PAPEETE, 10 décembre 2014 - Le gouvernement envisage la cessation d’activité de la SAS Avai’a en juillet 2015 tandis qu’une issue de secours est à l’étude concernant la société Tahiti Nui Rava’ai. Epilogue de quinze années de déconvenues, le Pays se désengage de la filière Pêche hauturière et laisse ce secteur au privé.

"On nous reproche de prendre la place du privé", note Frédéric Riveta, le ministre dans l’exécutif Fritch du développement des activités du secteur primaire. "Dans le secteur de la pêche, on va laisser œuvrer le privé". Cette déclaration, qui confirme mercredi matin une annonce faite aux représentants de l’Assemblée vendredi dernier, lors de l’examen du budget des fonds spéciaux, annonce un enterrement en catimini du programme territorial de développement de la filière Pêche hauturière polynésienne, initié au début des années 2000 à l’appui des aides de défiscalisation. Il marque le retrait du Pays via les intérêts détenus dans le capital de SEML Tahiti Nui Rava’ai (TNR) et de sa filiale la SAS Avai’a.

La zone océanique économique exclusive de 5 millions de kilomètres carrés polynésienne est potentiellement exploitée par 66 palangriers dont les deux tiers sont détenus par la SEML TNR. En 2013, le secteur enregistre 1200 tonnes de thons pêchés pour un chiffre d’affaires d’un peu plus d’un milliard Fcfp. En moyenne ramené par thonier, cela représente une production de 18 tonnes par an. On est bien loin des 11000 tonnes d’objectif pour la filière annoncés par le gouvernement à la fin des années 90. D’autant qu’il s’agissait à l’époque de développer une véritable filière à l’export de frais et de surgelés alors que, près de 15 ans plus tard, l’essentiel des thons pêchés dans les eaux polynésiennes est absorbé par le marché local.
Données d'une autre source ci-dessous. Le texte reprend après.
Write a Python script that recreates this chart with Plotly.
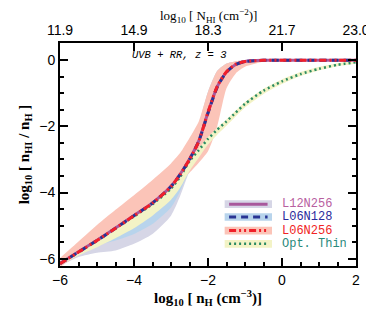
import plotly.graph_objects as go

# ---- data ----
log_nH = [-6, -5.5, -5, -4.5, -4, -3.5, -3, -2.75, -2.5, -2.25, -2, -1.75, -1.5, -1.25, -1, -0.5, 0, 0.5, 1, 1.5, 2]

L12N256 = [-6.14, -5.79, -5.44, -5.07, -4.69, -4.31, -3.81, -3.44, -2.99, -2.44, -1.58, -0.80, -0.36, -0.13, -0.04, -0.005, 0, 0, 0, 0, 0]
L06N128 = [-6.15, -5.80, -5.45, -5.08, -4.70, -4.32, -3.82, -3.45, -3.00, -2.45, -1.60, -0.81, -0.36, -0.13, -0.04, -0.005, 0, 0, 0, 0, 0]
L06N256 = [-6.15, -5.80, -5.45, -5.08, -4.70, -4.32, -3.82, -3.45, -3.00, -2.46, -1.57, -0.79, -0.35, -0.12, -0.04, -0.005, 0, 0, 0, 0, 0]
OptThin = [-6.15, -5.80, -5.45, -5.08, -4.72, -4.35, -3.88, -3.52, -3.05, -2.72, -2.38, -2.10, -1.85, -1.58, -1.32, -0.92, -0.64, -0.42, -0.26, -0.14, -0.06]

L12N256_hi = [-6.08, -5.74, -5.39, -5.02, -4.64, -4.26, -3.76, -3.39, -2.94, -2.38, -1.50, -0.72, -0.30, -0.10, -0.02, 0, 0, 0, 0, 0, 0]
L12N256_lo = [-6.22, -5.95, -5.82, -5.75, -5.55, -5.25, -4.70, -4.10, -3.35, -2.80, -2.20, -1.40, -0.65, -0.28, -0.10, -0.02, 0, 0, 0, 0, 0]
L06N128_hi = [-6.08, -5.74, -5.39, -5.02, -4.64, -4.26, -3.76, -3.35, -2.80, -1.95, -0.95, -0.32, -0.10, -0.03, 0, 0, 0, 0, 0, 0, 0]
L06N128_lo = [-6.20, -5.90, -5.60, -5.45, -5.25, -4.95, -4.45, -3.95, -3.30, -2.80, -2.20, -1.50, -0.65, -0.28, -0.10, -0.02, 0, 0, 0, 0, 0]
L06N256_hi = [-5.98, -5.48, -4.98, -4.52, -4.08, -3.62, -3.12, -2.80, -2.35, -1.85, -0.95, -0.32, -0.10, -0.03, 0, 0, 0, 0, 0, 0, 0]
L06N256_lo = [-6.25, -5.88, -5.52, -5.15, -4.78, -4.42, -3.95, -3.65, -3.40, -3.10, -2.75, -2.00, -0.85, -0.40, -0.20, -0.05, 0, 0, 0, 0, 0]
OptThin_hi = [-6.08, -5.74, -5.39, -5.02, -4.66, -4.29, -3.82, -3.46, -2.99, -2.66, -2.32, -2.04, -1.79, -1.52, -1.26, -0.86, -0.58, -0.36, -0.20, -0.09, -0.02]
OptThin_lo = [-6.20, -5.90, -5.65, -5.38, -5.08, -4.70, -4.22, -3.85, -3.35, -2.95, -2.55, -2.25, -1.98, -1.70, -1.43, -1.02, -0.72, -0.48, -0.31, -0.18, -0.09]

top_tick_vals = [-6, -4, -2, 0, 2]
top_tick_text = ["11.9", "14.9", "18.3", "21.7", "23.0"]
bottom_tick_vals = [-6, -4, -2, 0, 2]
y_tick_vals = [-6, -4, -2, 0]

series_names = ["L12N256", "L06N128", "L06N256", "Opt. Thin"]

# ---- styles ----
band_col = {"L12N256": "#d6d6e6", "L06N128": "#b8d4ec", "L06N256": "#fbc4b8", "Opt. Thin": "#f3f3c6"}
line_col = {"L12N256": "#a8589c", "L06N128": "#283494", "L06N256": "#f0202a", "Opt. Thin": "#2a8a62"}
text_col = {"L12N256": "#b8609f", "L06N128": "#2a2a9c", "L06N256": "#f02424", "Opt. Thin": "#2a8a7c"}
line_dash = {"L12N256": "solid", "L06N128": "7px,5px", "L06N256": "7px,3px,2px,3px,2px,3px", "Opt. Thin": "2px,3px"}
line_w = {"L12N256": 3, "L06N128": 3, "L06N256": 3, "Opt. Thin": 2.5}

fig = go.Figure()

def band(lo, hi, name):
    fig.add_trace(go.Scatter(
        x=log_nH + log_nH[::-1], y=hi + lo[::-1], fill="toself",
        fillcolor=band_col[name], line=dict(width=0, shape="spline", smoothing=0.6), mode="lines",
        showlegend=False, hoverinfo="skip"))

band(L12N256_lo, L12N256_hi, "L12N256")
band(L06N128_lo, L06N128_hi, "L06N128")
band(L06N256_lo, L06N256_hi, "L06N256")
band(OptThin_lo, OptThin_hi, "Opt. Thin")

for name, ys in [("Opt. Thin", OptThin), ("L12N256", L12N256), ("L06N128", L06N128), ("L06N256", L06N256)]:
    fig.add_trace(go.Scatter(x=log_nH, y=ys, mode="lines", name=name,
                             line=dict(color=line_col[name], width=line_w[name], dash=line_dash[name],
                                       shape="spline", smoothing=0.6),
                             showlegend=False))

# invisible trace to carry the top axis
fig.add_trace(go.Scatter(x=log_nH, y=L06N256, xaxis="x2", mode="lines",
                         line=dict(width=0), opacity=0, showlegend=False, hoverinfo="skip"))

# ---- manual legend (sample boxes + labels) ----
leg_x0, leg_x1 = -1.55, -0.27
leg_rows = [-4.35, -4.74, -5.15, -5.55]
half_h = 0.115
for name, yc in zip(series_names, leg_rows):
    fig.add_shape(type="rect", x0=leg_x0, x1=leg_x1, y0=yc - half_h, y1=yc + half_h,
                  xref="x", yref="y", fillcolor=band_col[name], line=dict(width=0))
    fig.add_shape(type="line", x0=leg_x0 + 0.12, x1=leg_x1 - 0.12, y0=yc, y1=yc,
                  xref="x", yref="y",
                  line=dict(color=line_col[name], width=line_w[name], dash=line_dash[name]))
    fig.add_annotation(x=leg_x1 + 0.22, y=yc, xref="x", yref="y", text=name,
                       showarrow=False, xanchor="left", yanchor="middle", height=12,
                       font=dict(family="Liberation Mono", size=12, color=text_col[name]))

fig.add_annotation(x=0.405, y=0.945, xref="paper", yref="paper",
                   text="<i>UVB + RR, z = 3</i>", showarrow=False,
                   xanchor="center", yanchor="middle",
                   font=dict(family="Liberation Mono", size=10.5, color="black"))

# top-axis title placed as annotation so it can sit close to the upper edge
fig.add_annotation(x=0.5, y=1.172, xref="paper", yref="paper",
                   text="log<sub>10</sub> [ N<sub>HI</sub> (cm<sup>−2</sup>)]", showarrow=False,
                   xanchor="center", yanchor="top",
                   font=dict(family="Liberation Serif", size=13, color="black"))

axis_common = dict(showgrid=False, zeroline=False, showline=True, linecolor="black",
                   linewidth=2, ticks="inside", tickcolor="black", tickwidth=1.5,
                   automargin=False,
                   tickfont=dict(family="Liberation Sans", size=14, color="black"))

# the page places the figure 8 px in from the top-left corner; margins compensate
fig.update_layout(
    width=374, height=311,
    margin=dict(l=52, r=26, t=35, b=53),
    paper_bgcolor="white", plot_bgcolor="white",
    showlegend=False,
    xaxis=dict(range=[-6, 2], tickvals=bottom_tick_vals, ticklen=8,
               minor=dict(dtick=0.5, ticks="inside", ticklen=4, tickcolor="black", tickwidth=1.5),
               title=dict(text="<b>log<sub>10</sub> [ n<sub>H</sub> (cm<sup>−3</sup>)]</b>",
                          font=dict(family="Liberation Serif", size=15, color="black"), standoff=2),
               **axis_common),
    xaxis2=dict(range=[-6, 2], overlaying="x", side="top", anchor="y",
                tickvals=top_tick_vals, ticktext=top_tick_text, ticklen=8,
                **axis_common),
    yaxis=dict(range=[-6.22, 0.52], tickvals=y_tick_vals, ticklen=8, mirror="ticks",
               minor=dict(dtick=0.5, ticks="inside", ticklen=4, tickcolor="black", tickwidth=1.5),
               title=dict(text="<b>log<sub>10</sub> [ n<sub>HI</sub> / n<sub>H</sub> ]</b>",
                          font=dict(family="Liberation Serif", size=15, color="black"), standoff=6),
               **axis_common),
)

fig.write_html("out.html")
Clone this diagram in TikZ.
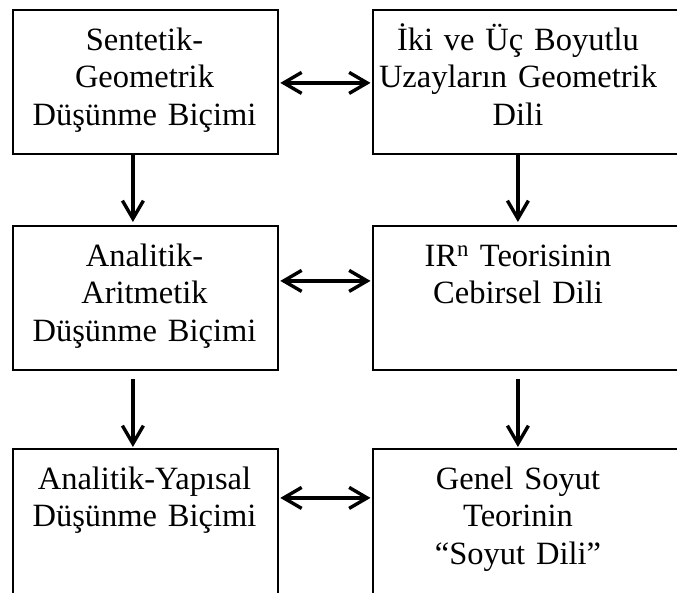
\documentclass[tikz,border=0pt]{standalone}
\usepackage{fontspec}
\setmainfont{Liberation Serif}
\usetikzlibrary{arrows.meta}
\begin{document}
\begin{tikzpicture}[x=1pt,y=-1pt,
  box/.style={draw, line width=1.8pt, rectangle, inner sep=0pt, anchor=north west},
  boxtext/.style={anchor=base, text width=300pt, align=center, inner sep=0pt,
                  font=\fontsize{32.5}{37.5}\selectfont},
  tip/.tip={Straight Barb[length=18pt,width=21pt]},
  link/.style={line width=3.4pt, tip-tip, shorten <=1.5pt, shorten >=1.5pt},
  flow/.style={line width=3.4pt, -tip}]
  \useasboundingbox (0,0) rectangle (677,592);
  \fill[white] (0,0) rectangle (677,592);
  \clip (0,0) rectangle (677,592);

  % left column: ways of thinking
  \node[box, minimum width=265pt, minimum height=144pt] (L1) at (12,9) {};
  \node[box, minimum width=265pt, minimum height=144pt] (L2) at (12,225) {};
  \node[box, minimum width=265pt, minimum height=150pt] (L3) at (12,448) {};
  % right column: languages
  \node[box, minimum width=320pt, minimum height=144pt] (R1) at (372,9) {};
  \node[box, minimum width=320pt, minimum height=144pt] (R2) at (372,225) {};
  \node[box, minimum width=320pt, minimum height=150pt] (R3) at (372,448) {};

  \node[boxtext] (tL1) at (144.5,50) {Sentetik-\\Geometrik\\Düşünme Biçimi};
  \node[boxtext] (tL2) at (144.5,266) {Analitik-\\Aritmetik\\Düşünme Biçimi};
  \node[boxtext] (tL3) at (144.5,489) {Analitik-Yapısal\\Düşünme Biçimi};
  \node[boxtext] (tR1) at (518,50) {İki ve Üç Boyutlu\\Uzayların Geometrik\\Dili};
  \node[boxtext] (tR2) at (518,266) {IR\textsuperscript{n} Teorisinin\\Cebirsel Dili};
  \node[boxtext] (tR3) at (518,489) {Genel Soyut\\Teorinin\\“Soyut Dili”};

  % two-way links between columns
  \draw[link] ([yshift=-1pt]L1.east) -- ([yshift=-1pt]L1.east -| R1.west);
  \draw[link] ([yshift=17pt]L2.east) -- ([yshift=17pt]L2.east -| R2.west);
  \draw[link] ([yshift=26pt]L3.east) -- ([yshift=26pt]L3.east -| R3.west);

  % downward steps
  \draw[flow, shorten >=3pt] ([xshift=-12.5pt]L1.south) -- ([xshift=-12.5pt]L2.north);
  \draw[flow, shorten <=8pt, shorten >=1pt] ([xshift=-12.5pt]L2.south) -- ([xshift=-12.5pt]L3.north);
  \draw[flow, shorten >=3pt] ([xshift=-15pt]R1.south) -- ([xshift=-15pt]R2.north);
  \draw[flow, shorten <=8pt, shorten >=1pt] ([xshift=-15pt]R2.south) -- ([xshift=-15pt]R3.north);
\end{tikzpicture}
\end{document}
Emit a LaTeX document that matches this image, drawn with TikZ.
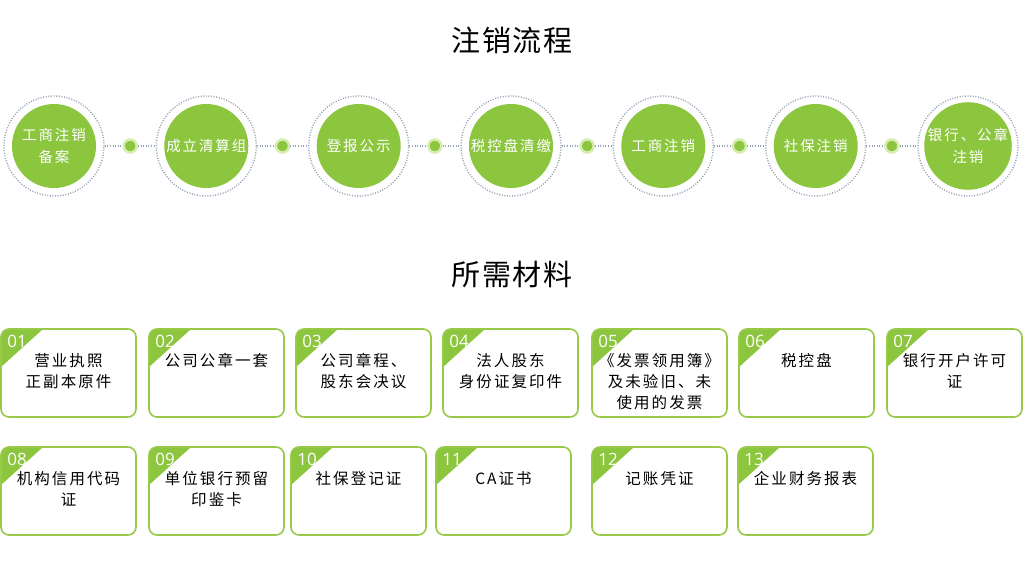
\documentclass[tikz,border=0pt]{standalone}
\usepackage{fontspec}
\usetikzlibrary{calc}
\newfontfamily\cjk[LetterSpace=13]{Noto Sans CJK SC}
\newfontfamily\cjkt[LetterSpace=6]{Noto Sans CJK SC}
\newfontfamily\numf{Open Sans}
\definecolor{g}{RGB}{140,198,63}
\definecolor{gb}{RGB}{152,202,72}
\definecolor{gpale}{RGB}{214,236,176}
\definecolor{rg}{RGB}{150,160,182}
\tikzset{
  stepcircle/.style={circle, fill=g, minimum size=84pt, inner sep=0pt, text=white, align=center, font=\cjk\fontsize{14.5}{22}\selectfont},
  ring/.style={circle, draw=rg, line width=1.4pt, dash pattern=on 1pt off 1.6pt, minimum size=100pt, inner sep=0pt},
  dotline/.style={draw=rg, line width=1.2pt, dash pattern=on 1pt off 1.6pt},
  linkdot/.style={circle, fill=g, draw=gpale, line width=2.5pt, minimum size=13pt, inner sep=0pt},
  matbox/.style={draw=gb, line width=1.6pt, rounded corners=8pt, minimum width=135pt, minimum height=88pt, inner sep=0pt},
  numlabel/.style={text=white, font=\numf\fontsize{17}{17}\selectfont, inner sep=0pt},
  mattext/.style={align=center, inner sep=0pt, font=\cjk\fontsize{15.5}{21}\selectfont},
  titletext/.style={font=\cjkt\fontsize{29}{32}\selectfont, inner sep=0pt}
}
\newcommand\matitem[5]{%
  \begin{scope}
    \clip[rounded corners=8pt] (#2,#3) rectangle ++(135,88);
    \fill[g] (#2,#3) -- ++(42,0) -- ++(-42,38) -- cycle;
  \end{scope}
  \node[matbox] (#1) at ({#2+67.5},{#3+44}) {};
  \node[numlabel] (#1n) at ({#2+16},{#3+12.5}) {#4};
  \node[mattext, anchor=north] (#1t) at ({#2+67.5},{#3+24.5}) {#5};
}
\begin{document}
\begin{tikzpicture}[x=1pt,y=-1pt]
\useasboundingbox[fill=white] (0,0) rectangle (1024,581);
\node[titletext] (t1) at (512,40) {注销流程};
\node[titletext] (t2) at (512,275) {所需材料};

% rings
\node[ring] (r1) at (54,146) {};
\node[ring] (r2) at (206.3,146) {};
\node[ring] (r3) at (358.7,146) {};
\node[ring] (r4) at (511,146) {};
\node[ring] (r5) at (663.3,146) {};
\node[ring] (r6) at (815.7,146) {};
\node[ring] (r7) at (968,146) {};
% steps
\node[stepcircle] (s1) at (r1) {工商注销\\备案};
\node[stepcircle] (s2) at (r2) {成立清算组};
\node[stepcircle] (s3) at (r3) {登报公示};
\node[stepcircle] (s4) at (r4) {税控盘清缴};
\node[stepcircle] (s5) at (r5) {工商注销};
\node[stepcircle] (s6) at (r6) {社保注销};
\node[stepcircle] (s7) at (r7) {银行、公章\\注销};
% link dots
\node[linkdot] (d1) at ($(r1)!0.5!(r2)$) {};
\node[linkdot] (d2) at ($(r2)!0.5!(r3)$) {};
\node[linkdot] (d3) at ($(r3)!0.5!(r4)$) {};
\node[linkdot] (d4) at ($(r4)!0.5!(r5)$) {};
\node[linkdot] (d5) at ($(r5)!0.5!(r6)$) {};
\node[linkdot] (d6) at ($(r6)!0.5!(r7)$) {};
\path[dotline] (r1) -- (d1) (d1) -- (r2);
\path[dotline] (r2) -- (d2) (d2) -- (r3);
\path[dotline] (r3) -- (d3) (d3) -- (r4);
\path[dotline] (r4) -- (d4) (d4) -- (r5);
\path[dotline] (r5) -- (d5) (d5) -- (r6);
\path[dotline] (r6) -- (d6) (d6) -- (r7);

% materials row 1
\matitem{m1}{1}{329}{01}{营业执照\\正副本原件}
\matitem{m2}{149}{329}{02}{公司公章一套}
\matitem{m3}{296}{329}{03}{公司章程、\\股东会决议}
\matitem{m4}{443}{329}{04}{法人股东\\身份证复印件}
\matitem{m5}{592}{329}{05}{《发票领用簿》\\及未验旧、未\\使用的发票}
\matitem{m6}{739}{329}{06}{税控盘}
\matitem{m7}{887}{329}{07}{银行开户许可\\证}
% materials row 2
\matitem{m8}{1}{447}{08}{机构信用代码\\证}
\matitem{m9}{149}{447}{09}{单位银行预留\\印鉴卡}
\matitem{m10}{291}{447}{10}{社保登记证}
\matitem{m11}{436}{447}{11}{CA证书}
\matitem{m12}{592}{447}{12}{记账凭证}
\matitem{m13}{738}{447}{13}{企业财务报表}
\end{tikzpicture}
\end{document}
"Le développement de la pêche hauturière, lancé au début des années 90, visait une exploitation des ressources par des bateaux et des équipages polynésiens. Force est de constater qu’en 2013, seule une partie du plan de développement a été réalisé : celle du développement de la pêche fraîche. Les bateaux polynésiens se sont spécialisés dans la pêche pour le marché local", constate pudiquement le document d’orientation budgétaire pour 2015.

En 14 ans d’existence, la SEML TNR et sa filiale, la société par actions simplifiée Avai’a, ont nécessité près de 2,3 milliards Fcfp de subvention du Pays pour des renflouements successifs.

TNR a été constituée en 2000 pour aider au développement de la flotte de pêche hauturière locale par la construction, en défiscalisation, de thoniers palangriers. Les navires sont loués jusqu'en fin de période de défiscalisation puis deviennent la propriété de leur locataire. Mais leur exploitation est un impératif.

C'est ainsi qu'apparaît la SAS Avai’a. Cette filiale a été constituée en 2006 sous la contrainte pour éviter une reprise fiscale qui a fait peser sur le Pays, l’actionnaire majoritaire de TNR (84,99%), un risque allant jusqu’à 3,5 milliards fcfp en 2007. Ce risque était lié à l'inexploitation de plusieurs thoniers défiscalisés. La SAS Avai’a a pris en charge la mise en service de thoniers de la flottille TNR encore sous régime de défiscalisation.

Les deux derniers navires sous ce statut en sortent fin mars 2015. « Je vais arrêter la SAS Avai’a, puisque l’objectif est de vendre ces bateaux », affirmait vendredi dernier Frédéric Riveta aux élus de l’Assemblée. Et de décliner le sort des 15 marins en CDD et des 11 en CDI tel qu’envisagé par le ministère : "L’idée est de négocier la vente des thoniers avec les matelots". La cessation d’activité de la SAS Avai’a est programmée pour juillet 2015.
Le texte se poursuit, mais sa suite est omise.